Exercise instructions: Find the string "chart" and gather every line that holds it.

Raw data:
══════════
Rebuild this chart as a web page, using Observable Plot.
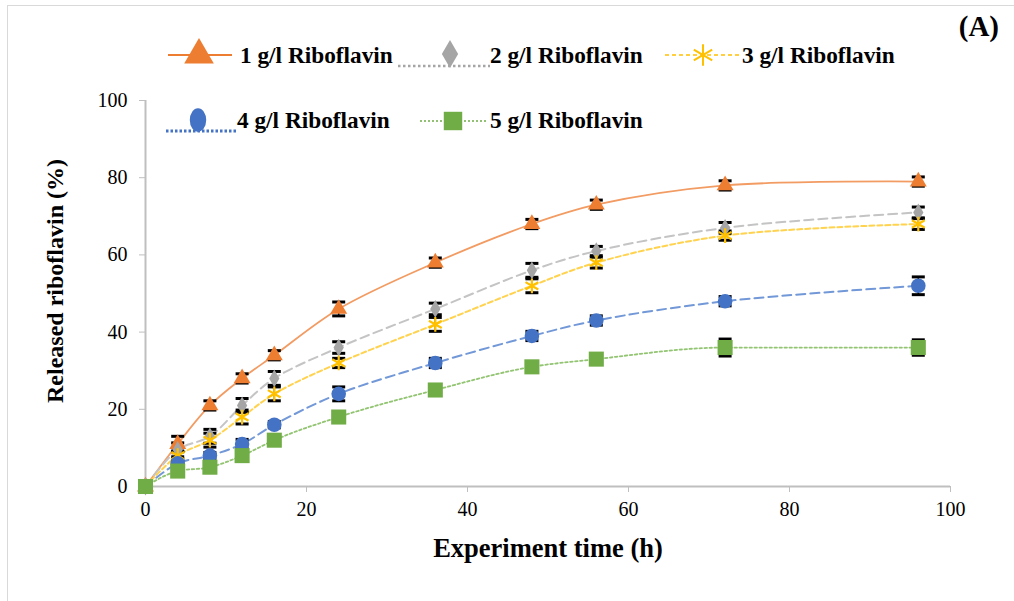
<!DOCTYPE html>
<html><head><meta charset="utf-8">
<script src="https://cdn.jsdelivr.net/npm/d3@7"></script>
<script src="https://cdn.jsdelivr.net/npm/@observablehq/plot@0.6"></script>
<style>
body{margin:0;background:#fff;}
#wrap{position:relative;width:1014px;height:601px;overflow:hidden;font-family:"Liberation Serif","Times New Roman",serif;color:#000;background:#fff;}
#frame{position:absolute;left:7px;top:5px;width:1100px;height:700px;border:1px solid #d9d9d9;box-sizing:border-box;}
#chart{position:absolute;left:0;top:0;}
#overlay{position:absolute;left:0;top:0;}
.t{position:absolute;font-weight:bold;white-space:nowrap;}
#chart text{font-family:"Liberation Serif","Times New Roman",serif;}
</style>
</head><body>
<div id="wrap">
<div id="frame"></div>
<div id="chart"></div>
<svg id="overlay" width="1014" height="601"></svg>
<div class="t" id="ytitle" style="left:55px;top:281px;font-size:24px;transform:translate(-50%,-50%) rotate(-90deg);">Released riboflavin (%)</div>
<div class="t" style="left:548px;top:548px;font-size:26.5px;transform:translate(-50%,-50%);">Experiment time (h)</div>
<div class="t" style="left:999px;top:26px;font-size:29px;transform:translate(-100%,-50%);">(A)</div>
</div>
<script>
// ---- data ----
const times = [0, 4, 8, 12, 16, 24, 36, 48, 56, 72, 96];
const seriesNames = ["1 g/l Riboflavin", "2 g/l Riboflavin", "3 g/l Riboflavin", "4 g/l Riboflavin", "5 g/l Riboflavin"];
const s1 = [0, 11, 21, 28, 34, 46, 58, 68, 73, 78, 79];
const s2 = [0, 9.5, 13, 21, 28, 36, 46, 56, 61, 67, 71];
const s3 = [0, 8, 12, 18, 24, 32, 42, 52, 58, 65, 68];
const s4 = [0, 6, 8, 11, 16, 24, 32, 39, 43, 48, 52];
const s5 = [0, 4, 5, 8, 12, 18, 25, 31, 33, 36, 36];
const e1 = [0, 2, 1.2, 1.2, 1.2, 1.8, 1.2, 1.2, 1.2, 1.2, 1.2];
const e2 = [0, 1.8, 1.8, 1.8, 1.8, 1.5, 1.5, 1.8, 1.2, 1.4, 1.4];
const e3 = [0, 1.2, 1.8, 1.8, 1.8, 1.2, 1.8, 1.8, 1.4, 1.2, 1.4];
const e4 = [0, 1.2, 0.8, 1.2, 0.8, 1.8, 1.2, 1.2, 1.2, 1.2, 2.3];
const e5 = [0, 1.2, 1.2, 1.2, 1.2, 1, 1, 1, 1.4, 2.2, 2];
const xTicks = [0, 20, 40, 60, 80, 100];
const yTicks = [0, 20, 40, 60, 80, 100];

// ---- styles ----
const values = [s1, s2, s3, s4, s5];
const errors = [e1, e2, e3, e4, e5];
const markerColors = ["#ed7d31", "#a5a5a5", "#ffc000", "#4472c4", "#70ad47"];
const lineColors = ["#f29b62", "#c4c4c4", "#ffd34f", "#7298d8", "#92c472"];
const dashes = [null, "9,5", "5,3", "9,5", "2.5,2.5"];
const lineWidths = [1.8, 2, 2, 2, 1.8];
const curves = ["catmull-rom", "catmull-rom", "catmull-rom", "catmull-rom", "monotone-x"];
const symbols = ["triangle", "diamond", "asterisk", "circle", "square"];
const radii = [6.3, 5.4, 7, 7.3, 8.5];

const rows = [];
seriesNames.forEach((s, i) => times.forEach((t, j) => rows.push({s, i, t, v: values[i][j], e: errors[i][j]})));

const cap = {draw(ctx, size) { const w = Math.sqrt(size / Math.PI); ctx.moveTo(-w, 0); ctx.lineTo(w, 0); }};
const serif = '"Liberation Serif","Times New Roman",serif';

const marks = [
  Plot.ruleY([0], {stroke: "#bfbfbf", strokeWidth: 2}),
  Plot.ruleX([0], {stroke: "#bfbfbf", strokeWidth: 2}),
  Plot.axisX({ticks: xTicks, tickSize: 6, tickPadding: 9, stroke: "#bfbfbf", fill: "#000", fontSize: 20, fontFamily: serif, label: null, tickFormat: d => String(d)}),
  Plot.axisY({ticks: yTicks, tickSize: 6, tickPadding: 12, stroke: "#bfbfbf", fill: "#000", fontSize: 20, fontFamily: serif, label: null, tickFormat: d => String(d)})
];
seriesNames.forEach((s, i) => {
  const data = rows.filter(d => d.i === i);
  marks.push(Plot.line(data, {x: "t", y: "v", curve: curves[i], stroke: lineColors[i], strokeWidth: lineWidths[i], strokeDasharray: dashes[i]}));
});
const eb = rows.filter(d => d.e > 0);
marks.push(Plot.ruleX(eb, {x: "t", y1: d => d.v - d.e, y2: d => d.v + d.e, stroke: "#000", strokeWidth: 1.5}));
marks.push(Plot.dot(eb, {x: "t", y: d => d.v - d.e, symbol: cap, r: 6.5, stroke: "#000", strokeWidth: 3}));
marks.push(Plot.dot(eb, {x: "t", y: d => d.v + d.e, symbol: cap, r: 6.5, stroke: "#000", strokeWidth: 3}));
seriesNames.forEach((s, i) => {
  const data = rows.filter(d => d.i === i);
  const stroked = symbols[i] === "asterisk";
  marks.push(Plot.dot(data, {x: "t", y: "v", symbol: symbols[i], r: radii[i],
    fill: stroked ? "none" : markerColors[i], stroke: stroked ? markerColors[i] : "none", strokeWidth: stroked ? 2.2 : 0}));
});

const chart = Plot.plot({
  width: 1014, height: 601,
  marginLeft: 145, marginRight: 64, marginTop: 100, marginBottom: 115,
  x: {domain: [0, 100]},
  y: {domain: [0, 100]},
  style: {fontFamily: serif, fontSize: "20px", color: "#000", background: "transparent", overflow: "visible"},
  marks
});
document.getElementById("chart").appendChild(chart);

// ---- legend ----
const ov = d3.select("#overlay");
const legendPos = [
  {lx1: 168, lx2: 232, ly: 55, mx: 199, my: 55, tx: 240, ty: 55, dash: null, lw: 1.8},
  {lx1: 398, lx2: 490, ly: 66, mx: 450, my: 54, tx: 490, ty: 55, dash: "2.5,2.5", lw: 2.5},
  {lx1: 665, lx2: 741, ly: 55, mx: 703, my: 55, tx: 742, ty: 55, dash: "4,3", lw: 1.3},
  {lx1: 166, lx2: 236, ly: 131, mx: 198, my: 120, tx: 237, ty: 120, dash: "2.5,2", lw: 3},
  {lx1: 420, lx2: 487, ly: 121, mx: 453, my: 121, tx: 490, ty: 120, dash: "2,2", lw: 1.3}
];
const legendLineColors = ["#ed7d31", "#a5a5a5", "#ffc000", "#4472c4", "#70ad47"];
const symbolSizes = [380, 230, 320, 330, 340];
const symMap = {triangle: d3.symbolTriangle, diamond: d3.symbolDiamond, asterisk: d3.symbolAsterisk, circle: d3.symbolCircle, square: d3.symbolSquare};
seriesNames.forEach((s, i) => {
  const p = legendPos[i];
  ov.append("line").attr("x1", p.lx1).attr("x2", p.lx2).attr("y1", p.ly).attr("y2", p.ly)
    .attr("stroke", legendLineColors[i]).attr("stroke-width", p.lw).attr("stroke-dasharray", p.dash);
  const stroked = symbols[i] === "asterisk";
  ov.append("path").attr("d", d3.symbol(symMap[symbols[i]], symbolSizes[i])())
    .attr("transform", `translate(${p.mx},${p.my})` + (symbols[i] === "circle" ? " scale(0.8,1.15)" : ""))
    .attr("fill", stroked ? "none" : markerColors[i]).attr("stroke", stroked ? markerColors[i] : "none").attr("stroke-width", 2);
  ov.append("text").attr("x", p.tx).attr("y", p.ty).attr("dy", "0.35em").text(s)
    .attr("font-family", serif).attr("font-weight", "bold").attr("font-size", 23.3);
});
</script>
</body></html>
══════════
Full output:
Rebuild this chart as a web page, using Observable Plot.
#chart{position:absolute;left:0;top:0;}
#chart text{font-family:"Liberation Serif","Times New Roman",serif;}
<div id="chart"></div>
const chart = Plot.plot({
document.getElementById("chart").appendChild(chart);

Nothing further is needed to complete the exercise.